Directions for this task.
Restate the data word for word and leave the images out.

Collected data.
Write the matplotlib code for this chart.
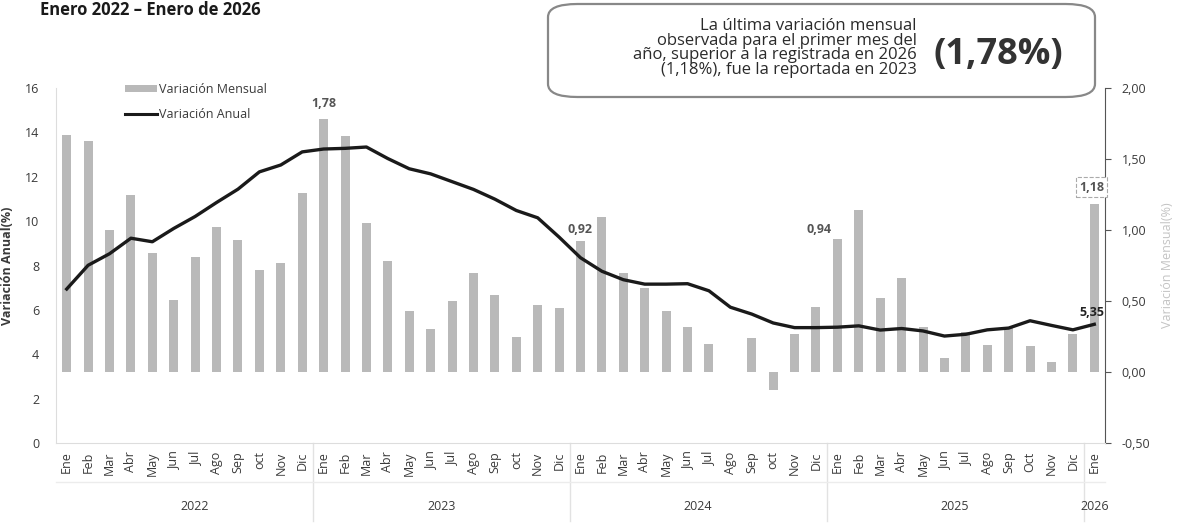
import matplotlib
matplotlib.use("Agg")
import matplotlib.pyplot as plt
import matplotlib.transforms as mtransforms
from matplotlib.patches import FancyBboxPatch, Patch
from matplotlib.lines import Line2D

plt.rcParams['font.family'] = ['Open Sans', 'DejaVu Sans']

# Meses y años
meses = ['Ene', 'Feb', 'Mar', 'Abr', 'May', 'Jun', 'Jul', 'Ago', 'Sep', 'oct', 'Nov', 'Dic',
         'Ene', 'Feb', 'Mar', 'Abr', 'May', 'Jun', 'Jul', 'Ago', 'Sep', 'oct', 'Nov', 'Dic',
         'Ene', 'Feb', 'Mar', 'Abr', 'May', 'Jun', 'Jul', 'Ago', 'Sep', 'oct', 'Nov', 'Dic',
         'Ene', 'Feb', 'Mar', 'Abr', 'May', 'Jun', 'Jul', 'Ago', 'Sep', 'Oct', 'Nov', 'Dic',
         'Ene']
anios = ['2022', '2023', '2024', '2025', '2026']

# Variación mensual (%) - eje derecho
var_mensual = [1.67, 1.63, 1.00, 1.25, 0.84, 0.51, 0.81, 1.02, 0.93, 0.72, 0.77, 1.26,
               1.78, 1.66, 1.05, 0.78, 0.43, 0.30, 0.50, 0.70, 0.54, 0.25, 0.47, 0.45,
               0.92, 1.09, 0.70, 0.59, 0.43, 0.32, 0.20, 0.00, 0.24, -0.13, 0.27, 0.46,
               0.94, 1.14, 0.52, 0.66, 0.32, 0.10, 0.28, 0.19, 0.32, 0.18, 0.07, 0.27,
               1.18]

# Variación anual (%) - eje izquierdo
var_anual = [6.94, 8.01, 8.53, 9.23, 9.07, 9.67, 10.21, 10.84, 11.44, 12.22, 12.53, 13.12,
             13.25, 13.28, 13.34, 12.82, 12.36, 12.13, 11.78, 11.43, 10.99, 10.48, 10.15, 9.28,
             8.35, 7.74, 7.36, 7.16, 7.16, 7.18, 6.86, 6.12, 5.81, 5.41, 5.20, 5.20,
             5.22, 5.28, 5.09, 5.16, 5.05, 4.82, 4.90, 5.10, 5.18, 5.51, 5.30, 5.10,
             5.35]

x = list(range(len(meses)))
gris_txt = '#3a3a3a'

fig = plt.figure(figsize=(11.77, 5.23), dpi=100)
ax = fig.add_axes([56 / 1177, 1 - 443 / 523, (1105 - 56) / 1177, (443 - 88) / 523])
ax2 = ax.twinx()

# Barras en el eje derecho, línea por encima
ax2.bar(x, var_mensual, width=0.42, color='#b9b9b9', zorder=1)
ax.set_zorder(ax2.get_zorder() + 1)
ax.patch.set_visible(False)
ax.plot(x, var_anual, color='#1a1a1a', linewidth=2.4, zorder=3)

ax.set_xlim(-0.5, 48.5)
ax.set_ylim(0, 16)
ax2.set_ylim(-0.5, 2.0)

ax.set_yticks(range(0, 17, 2))
ax2.set_yticks([-0.5, 0.0, 0.5, 1.0, 1.5, 2.0])
ax2.set_yticklabels([f'{v:.2f}'.replace('.', ',') for v in [-0.5, 0.0, 0.5, 1.0, 1.5, 2.0]])

ax.set_xticks(x)
ax.set_xticklabels(meses, rotation=90, fontsize=9, color=gris_txt)
ax.tick_params(axis='x', length=0, pad=6)
ax.tick_params(axis='y', length=0, labelsize=9, colors=gris_txt, pad=12)
ax2.tick_params(axis='y', length=4, labelsize=9, colors=gris_txt, pad=8, color='#555555')

for a in (ax, ax2):
    a.spines['top'].set_visible(False)
ax.spines['left'].set_color('#dddddd')
ax.spines['bottom'].set_color('#dddddd')
ax.spines['right'].set_visible(False)
ax2.spines['left'].set_visible(False)
ax2.spines['bottom'].set_visible(False)
ax2.spines['right'].set_color('#555555')

ax.set_ylabel('Variación Anual(%)', fontsize=9, fontweight='bold', color=gris_txt, labelpad=8)
ax2.set_ylabel('Variación Mensual(%)', fontsize=9, color='#c4c4c4', labelpad=8)

# Años bajo los meses y separadores
trans = mtransforms.blended_transform_factory(ax.transData, ax.transAxes)
centros = [6, 17.5, 29.5, 41.5, 48]
for anio, c in zip(anios, centros):
    ax.text(c, -0.18, anio, transform=trans, ha='center', va='center',
            fontsize=9, color=gris_txt)
for sep in [11.5, 23.5, 35.5, 47.5]:
    ax.plot([sep, sep], [0, -0.22], transform=trans, color='#e2e2e2',
            linewidth=1, clip_on=False)
ax.plot([-0.5, 48.5], [-0.11, -0.11], transform=trans, color='#ececec',
        linewidth=1, clip_on=False)

# Leyenda
handles = [Patch(facecolor='#b9b9b9', edgecolor='none'),
           Line2D([0], [0], color='#1a1a1a', linewidth=2.2)]
ax.legend(handles, ['Variación Mensual', 'Variación Anual'], loc='upper left',
          bbox_to_anchor=(0.055, 1.045), frameon=False, fontsize=9,
          handlelength=2.6, handleheight=0.5, handletextpad=0.1, labelspacing=0.9,
          labelcolor=gris_txt)

# Etiquetas de datos
ax2.annotate('1,78', (12, 1.78), xytext=(0, 9), textcoords='offset points',
             ha='center', fontsize=9, fontweight='bold', color='#555555')
ax2.annotate('0,92', (24, 0.92), xytext=(0, 6), textcoords='offset points',
             ha='center', fontsize=9, fontweight='bold', color='#555555')
ax2.annotate('0,94', (36, 0.94), xytext=(-4, 4), textcoords='offset points',
             ha='right', fontsize=9, fontweight='bold', color='#555555')
ax2.annotate('1,18', (48, 1.18), xytext=(-2, 10), textcoords='offset points',
             ha='center', fontsize=9, fontweight='bold', color='#555555',
             bbox=dict(boxstyle='square,pad=0.25', facecolor='white',
                       edgecolor='#aaaaaa', linestyle='--', linewidth=0.8))
ax.annotate('5,35', (48, 5.35), xytext=(-2, 6), textcoords='offset points',
            ha='center', fontsize=9, fontweight='bold', color='#222222')

# Título
fig.text(40 / 1177, 1 - 10 / 523, 'Enero 2022 – Enero de 2026', fontsize=12,
         fontweight='bold', color='#1a1a1a', va='center', ha='left')

# Recuadro con el mensaje
caja = FancyBboxPatch((548 / 1177, 1 - 97 / 523), (1095 - 548) / 1177, (97 - 4) / 523,
                      boxstyle='round,pad=0,rounding_size=0.025', transform=fig.transFigure,
                      facecolor='white', edgecolor='#888888', linewidth=1.6, zorder=5)
fig.patches.append(caja)
fig.text(917 / 1177, 1 - 48 / 523,
         'La última variación mensual\nobservada para el primer mes del\n'
         'año, superior a la registrada en 2026\n(1,18%), fue la reportada en 2023',
         ha='right', va='center', fontsize=12, color='#2a2a2a', linespacing=0.9, zorder=6)
fig.text(998 / 1177, 1 - 55 / 523, '(1,78%)', ha='center', va='center',
         fontsize=26, fontweight='bold', color='#333333', zorder=6)

fig.savefig('out.png', dpi=100)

Answer in full.
Write the matplotlib code for this chart.
import matplotlib
matplotlib.use("Agg")
import matplotlib.pyplot as plt
import matplotlib.transforms as mtransforms
from matplotlib.patches import FancyBboxPatch, Patch
from matplotlib.lines import Line2D

plt.rcParams['font.family'] = ['Open Sans', 'DejaVu Sans']

# Meses y años
meses = ['Ene', 'Feb', 'Mar', 'Abr', 'May', 'Jun', 'Jul', 'Ago', 'Sep', 'oct', 'Nov', 'Dic',
         'Ene', 'Feb', 'Mar', 'Abr', 'May', 'Jun', 'Jul', 'Ago', 'Sep', 'oct', 'Nov', 'Dic',
         'Ene', 'Feb', 'Mar', 'Abr', 'May', 'Jun', 'Jul', 'Ago', 'Sep', 'oct', 'Nov', 'Dic',
         'Ene', 'Feb', 'Mar', 'Abr', 'May', 'Jun', 'Jul', 'Ago', 'Sep', 'Oct', 'Nov', 'Dic',
         'Ene']
anios = ['2022', '2023', '2024', '2025', '2026']

# Variación mensual (%) - eje derecho
var_mensual = [1.67, 1.63, 1.00, 1.25, 0.84, 0.51, 0.81, 1.02, 0.93, 0.72, 0.77, 1.26,
               1.78, 1.66, 1.05, 0.78, 0.43, 0.30, 0.50, 0.70, 0.54, 0.25, 0.47, 0.45,
               0.92, 1.09, 0.70, 0.59, 0.43, 0.32, 0.20, 0.00, 0.24, -0.13, 0.27, 0.46,
               0.94, 1.14, 0.52, 0.66, 0.32, 0.10, 0.28, 0.19, 0.32, 0.18, 0.07, 0.27,
               1.18]

# Variación anual (%) - eje izquierdo
var_anual = [6.94, 8.01, 8.53, 9.23, 9.07, 9.67, 10.21, 10.84, 11.44, 12.22, 12.53, 13.12,
             13.25, 13.28, 13.34, 12.82, 12.36, 12.13, 11.78, 11.43, 10.99, 10.48, 10.15, 9.28,
             8.35, 7.74, 7.36, 7.16, 7.16, 7.18, 6.86, 6.12, 5.81, 5.41, 5.20, 5.20,
             5.22, 5.28, 5.09, 5.16, 5.05, 4.82, 4.90, 5.10, 5.18, 5.51, 5.30, 5.10,
             5.35]

x = list(range(len(meses)))
gris_txt = '#3a3a3a'

fig = plt.figure(figsize=(11.77, 5.23), dpi=100)
ax = fig.add_axes([56 / 1177, 1 - 443 / 523, (1105 - 56) / 1177, (443 - 88) / 523])
ax2 = ax.twinx()

# Barras en el eje derecho, línea por encima
ax2.bar(x, var_mensual, width=0.42, color='#b9b9b9', zorder=1)
ax.set_zorder(ax2.get_zorder() + 1)
ax.patch.set_visible(False)
ax.plot(x, var_anual, color='#1a1a1a', linewidth=2.4, zorder=3)

ax.set_xlim(-0.5, 48.5)
ax.set_ylim(0, 16)
ax2.set_ylim(-0.5, 2.0)

ax.set_yticks(range(0, 17, 2))
ax2.set_yticks([-0.5, 0.0, 0.5, 1.0, 1.5, 2.0])
ax2.set_yticklabels([f'{v:.2f}'.replace('.', ',') for v in [-0.5, 0.0, 0.5, 1.0, 1.5, 2.0]])

ax.set_xticks(x)
ax.set_xticklabels(meses, rotation=90, fontsize=9, color=gris_txt)
ax.tick_params(axis='x', length=0, pad=6)
ax.tick_params(axis='y', length=0, labelsize=9, colors=gris_txt, pad=12)
ax2.tick_params(axis='y', length=4, labelsize=9, colors=gris_txt, pad=8, color='#555555')

for a in (ax, ax2):
    a.spines['top'].set_visible(False)
ax.spines['left'].set_color('#dddddd')
ax.spines['bottom'].set_color('#dddddd')
ax.spines['right'].set_visible(False)
ax2.spines['left'].set_visible(False)
ax2.spines['bottom'].set_visible(False)
ax2.spines['right'].set_color('#555555')

ax.set_ylabel('Variación Anual(%)', fontsize=9, fontweight='bold', color=gris_txt, labelpad=8)
ax2.set_ylabel('Variación Mensual(%)', fontsize=9, color='#c4c4c4', labelpad=8)

# Años bajo los meses y separadores
trans = mtransforms.blended_transform_factory(ax.transData, ax.transAxes)
centros = [6, 17.5, 29.5, 41.5, 48]
for anio, c in zip(anios, centros):
    ax.text(c, -0.18, anio, transform=trans, ha='center', va='center',
            fontsize=9, color=gris_txt)
for sep in [11.5, 23.5, 35.5, 47.5]:
    ax.plot([sep, sep], [0, -0.22], transform=trans, color='#e2e2e2',
            linewidth=1, clip_on=False)
ax.plot([-0.5, 48.5], [-0.11, -0.11], transform=trans, color='#ececec',
        linewidth=1, clip_on=False)

# Leyenda
handles = [Patch(facecolor='#b9b9b9', edgecolor='none'),
           Line2D([0], [0], color='#1a1a1a', linewidth=2.2)]
ax.legend(handles, ['Variación Mensual', 'Variación Anual'], loc='upper left',
          bbox_to_anchor=(0.055, 1.045), frameon=False, fontsize=9,
          handlelength=2.6, handleheight=0.5, handletextpad=0.1, labelspacing=0.9,
          labelcolor=gris_txt)

# Etiquetas de datos
ax2.annotate('1,78', (12, 1.78), xytext=(0, 9), textcoords='offset points',
             ha='center', fontsize=9, fontweight='bold', color='#555555')
ax2.annotate('0,92', (24, 0.92), xytext=(0, 6), textcoords='offset points',
             ha='center', fontsize=9, fontweight='bold', color='#555555')
ax2.annotate('0,94', (36, 0.94), xytext=(-4, 4), textcoords='offset points',
             ha='right', fontsize=9, fontweight='bold', color='#555555')
ax2.annotate('1,18', (48, 1.18), xytext=(-2, 10), textcoords='offset points',
             ha='center', fontsize=9, fontweight='bold', color='#555555',
             bbox=dict(boxstyle='square,pad=0.25', facecolor='white',
                       edgecolor='#aaaaaa', linestyle='--', linewidth=0.8))
ax.annotate('5,35', (48, 5.35), xytext=(-2, 6), textcoords='offset points',
            ha='center', fontsize=9, fontweight='bold', color='#222222')

# Título
fig.text(40 / 1177, 1 - 10 / 523, 'Enero 2022 – Enero de 2026', fontsize=12,
         fontweight='bold', color='#1a1a1a', va='center', ha='left')

# Recuadro con el mensaje
caja = FancyBboxPatch((548 / 1177, 1 - 97 / 523), (1095 - 548) / 1177, (97 - 4) / 523,
                      boxstyle='round,pad=0,rounding_size=0.025', transform=fig.transFigure,
                      facecolor='white', edgecolor='#888888', linewidth=1.6, zorder=5)
fig.patches.append(caja)
fig.text(917 / 1177, 1 - 48 / 523,
         'La última variación mensual\nobservada para el primer mes del\n'
         'año, superior a la registrada en 2026\n(1,18%), fue la reportada en 2023',
         ha='right', va='center', fontsize=12, color='#2a2a2a', linespacing=0.9, zorder=6)
fig.text(998 / 1177, 1 - 55 / 523, '(1,78%)', ha='center', va='center',
         fontsize=26, fontweight='bold', color='#333333', zorder=6)

fig.savefig('out.png', dpi=100)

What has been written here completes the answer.